Problem 71 : Ordered fractions
Consider the fraction, n/d, where n and d are positive integers. If n<d and HCF(n,d)=1, it is called a reduced proper fraction.
If we list the set of reduced proper fractions for d ≤ 8 in ascending order of size, we get:
1/8, 1/7, 1/6, 1/5, 1/4, 2/7, 1/3, 3/8, 2/5, 3/7, 1/2, 4/7, 3/5, 5/8, 2/3, 5/7, 3/4, 4/5, 5/6, 6/7, 7/8
It can be seen that 2/5 is the fraction immediately to the left of 3/7.
By listing the set of reduced proper fractions for d ≤ 1,000,000 in ascending order of size, find the numerator of the fraction immediately to the left of 3/7.
1. 欧拉项目第71道题 : 有序的分数
考虑分数n/d,分子n 和 分母d 是正整数。 如果 n<d且n与d互质(n和d的最大公约数是1),分数n/d被叫做最简真分数。
如果我们按分数的大小的升序列出 d ≤ 8 的最简真分数的集合,则得到
1/8, 1/7, 1/6, 1/5, 1/4, 2/7, 1/3, 3/8, 2/5, 3/7, 1/2, 4/7, 3/5, 5/8, 2/3, 5/7, 3/4, 4/5, 5/6, 6/7, 7/8
可以看出,2/5是紧靠3/7的左边的分数。
按大小的升序列出 d ≤ 1,000,000 的最简真分数,找出紧靠3/7的左边的分数的分子。
2. 求解分析
最简真分数n/d: 分子n小于分母d 且分子n和分母d互质。
这个集合有非常多的分数,紧靠3/7的左边的分数有什么特点呢?找出这个特点的话,这道题就能够解答。
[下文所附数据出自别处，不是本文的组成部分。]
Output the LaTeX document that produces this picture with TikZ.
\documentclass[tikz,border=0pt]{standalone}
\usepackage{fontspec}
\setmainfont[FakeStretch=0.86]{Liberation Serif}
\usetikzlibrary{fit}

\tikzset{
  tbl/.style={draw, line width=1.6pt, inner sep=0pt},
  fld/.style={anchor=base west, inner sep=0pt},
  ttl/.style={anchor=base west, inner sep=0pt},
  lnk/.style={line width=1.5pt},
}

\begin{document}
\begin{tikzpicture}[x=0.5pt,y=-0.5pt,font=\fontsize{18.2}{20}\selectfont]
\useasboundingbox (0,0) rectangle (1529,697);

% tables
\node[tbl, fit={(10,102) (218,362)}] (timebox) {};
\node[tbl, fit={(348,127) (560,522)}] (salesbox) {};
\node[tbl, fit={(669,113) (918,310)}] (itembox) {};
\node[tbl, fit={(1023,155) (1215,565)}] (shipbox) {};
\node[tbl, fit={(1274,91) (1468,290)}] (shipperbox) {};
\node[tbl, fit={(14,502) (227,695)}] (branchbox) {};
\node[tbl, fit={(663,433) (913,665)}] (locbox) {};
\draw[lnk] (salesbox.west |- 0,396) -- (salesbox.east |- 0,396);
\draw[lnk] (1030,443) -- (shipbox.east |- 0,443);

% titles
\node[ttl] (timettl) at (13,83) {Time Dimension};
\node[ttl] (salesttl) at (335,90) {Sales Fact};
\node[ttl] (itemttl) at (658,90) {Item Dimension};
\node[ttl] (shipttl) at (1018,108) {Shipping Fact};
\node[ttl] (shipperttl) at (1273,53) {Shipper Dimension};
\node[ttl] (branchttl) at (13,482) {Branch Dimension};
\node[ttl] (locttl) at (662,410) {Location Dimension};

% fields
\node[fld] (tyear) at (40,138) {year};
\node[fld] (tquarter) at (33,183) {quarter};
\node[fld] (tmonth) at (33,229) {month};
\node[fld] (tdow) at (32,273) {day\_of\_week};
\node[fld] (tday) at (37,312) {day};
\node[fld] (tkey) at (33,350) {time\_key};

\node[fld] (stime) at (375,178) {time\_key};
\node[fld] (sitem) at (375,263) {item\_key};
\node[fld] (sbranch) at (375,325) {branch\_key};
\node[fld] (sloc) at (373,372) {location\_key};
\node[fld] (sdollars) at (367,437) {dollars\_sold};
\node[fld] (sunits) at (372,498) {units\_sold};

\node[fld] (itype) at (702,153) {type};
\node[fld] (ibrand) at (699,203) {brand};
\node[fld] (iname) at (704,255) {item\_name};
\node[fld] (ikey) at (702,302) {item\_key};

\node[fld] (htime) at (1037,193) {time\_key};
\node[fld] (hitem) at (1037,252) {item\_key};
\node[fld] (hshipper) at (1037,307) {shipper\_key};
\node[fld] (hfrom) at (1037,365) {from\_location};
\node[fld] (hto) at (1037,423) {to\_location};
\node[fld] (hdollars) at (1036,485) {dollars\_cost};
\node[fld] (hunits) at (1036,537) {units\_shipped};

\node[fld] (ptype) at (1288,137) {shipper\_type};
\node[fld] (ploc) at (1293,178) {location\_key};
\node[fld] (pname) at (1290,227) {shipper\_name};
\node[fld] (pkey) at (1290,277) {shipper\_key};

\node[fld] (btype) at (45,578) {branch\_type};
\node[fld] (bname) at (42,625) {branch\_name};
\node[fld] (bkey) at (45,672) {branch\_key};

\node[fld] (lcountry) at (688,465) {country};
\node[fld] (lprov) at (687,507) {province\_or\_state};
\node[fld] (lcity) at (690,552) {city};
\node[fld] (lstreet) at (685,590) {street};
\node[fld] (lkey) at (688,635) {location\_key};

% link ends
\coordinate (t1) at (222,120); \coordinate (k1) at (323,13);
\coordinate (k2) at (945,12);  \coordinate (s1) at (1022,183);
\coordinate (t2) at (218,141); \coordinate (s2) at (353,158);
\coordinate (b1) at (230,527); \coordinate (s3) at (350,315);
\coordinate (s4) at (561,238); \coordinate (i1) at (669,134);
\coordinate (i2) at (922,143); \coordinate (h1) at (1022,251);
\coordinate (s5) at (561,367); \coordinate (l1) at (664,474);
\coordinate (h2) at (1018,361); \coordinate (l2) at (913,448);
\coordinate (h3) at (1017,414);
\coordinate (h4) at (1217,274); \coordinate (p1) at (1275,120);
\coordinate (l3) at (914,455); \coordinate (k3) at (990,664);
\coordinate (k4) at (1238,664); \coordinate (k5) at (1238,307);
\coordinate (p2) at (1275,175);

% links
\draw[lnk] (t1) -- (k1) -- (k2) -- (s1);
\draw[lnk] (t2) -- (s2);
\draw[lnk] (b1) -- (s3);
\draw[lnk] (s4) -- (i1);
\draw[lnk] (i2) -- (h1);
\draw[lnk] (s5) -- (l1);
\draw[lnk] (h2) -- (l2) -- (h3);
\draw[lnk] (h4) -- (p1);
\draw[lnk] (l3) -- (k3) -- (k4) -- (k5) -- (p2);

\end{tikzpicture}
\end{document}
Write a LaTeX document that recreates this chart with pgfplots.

n/d = 3/7,n = 3d/7, 那么 n’ = (3d-1)/7, 如果n’/d被判断是最简真分数的话,n’/d 就是紧靠3/7的左边的分数,然后,我们从2到max_d枚举,找到分数值最大的那个分数n’/d,就是紧靠3/7的左边的分数。
3. C++ 代码实现
C++代码
#include <iostream>
#include <cassert>
using namespace std;
typedef struct _Fraction
{
int n; // numerator
int d; // denominator
double value; // n/d
} Fraction;
class PE0071
{
private:
int HCF(int m, int n) { return (n==0) ? m : HCF(n, m%n); }
// if n<d and HCF(n,d)=1, it is called a reduced proper fraction.
bool checkReducedProperFraction(int n, int d)
{
if (n < d && 1 == HCF(n, d))
{
return true;
}
return false;
}
public:
Fraction findReducedProperFractions(int max_d);
};
Fraction PE0071::findReducedProperFractions(int max_d)
{
Fraction fr;
Fraction fr_left;
fr_left.n = 1;
fr_left.d = max_d;
fr_left.value = (double)1.0/(double)max_d;
for(int d=3; d<=max_d; d++)
{
int n = (3*d-1)/7;
if (true == checkReducedProperFraction(n, d))
{
fr.n = n;
fr.d = d;
fr.value = (double)n/(double)d;
if (fr.value > fr_left.value)
{
fr_left = fr;
}
}
}
return fr_left;
}
int main()
{
PE0071 pe0071;
Fraction fr = pe0071.findReducedProperFractions(8);
assert(2 == fr.n && 5 == fr.d);
int max_d = 1000000;
fr = pe0071.findReducedProperFractions(max_d);
cout << "For d <= " << max_d << ", " << fr.n << "/" << fr.d;
cout << " is the fraction immediately to the left of 3/7." << endl;
return 0;
}
4. Python 代码实现
Python 代码
def HCF(a, b):
"""
Compute the greatest common divisor of a and b. Examples:
>>> HCF(14, 15) #co-prime
1
"""
while b != 0:
(a, b) = (b, a % b)
return a
def checkReducedProperFraction(n, d):
if n < d and 1 == HCF(n, d):
return True
return False
def findReducedProperFractions(max_d):
fr_left = (1, max_d, 1/max_d)
for d in range(3, max_d+1):
n = (3*d-1)/7
if True == checkReducedProperFraction(n, d):
fr = (n, d, n/d)
if fr[2] > fr_left[2]:
fr_left = fr
return fr_left
def main():
fr = findReducedProperFractions(8)
assert 2 == fr[0] and 5 == fr[1]
max_d = 10**6
fr = findReducedProperFractions(max_d)
print("For d <= %d, %d/%d" %(max_d, fr[0], fr[1]), end='')
print(" is the fraction immediately to the left of 3/7.")
if __name__ == '__main__':
main()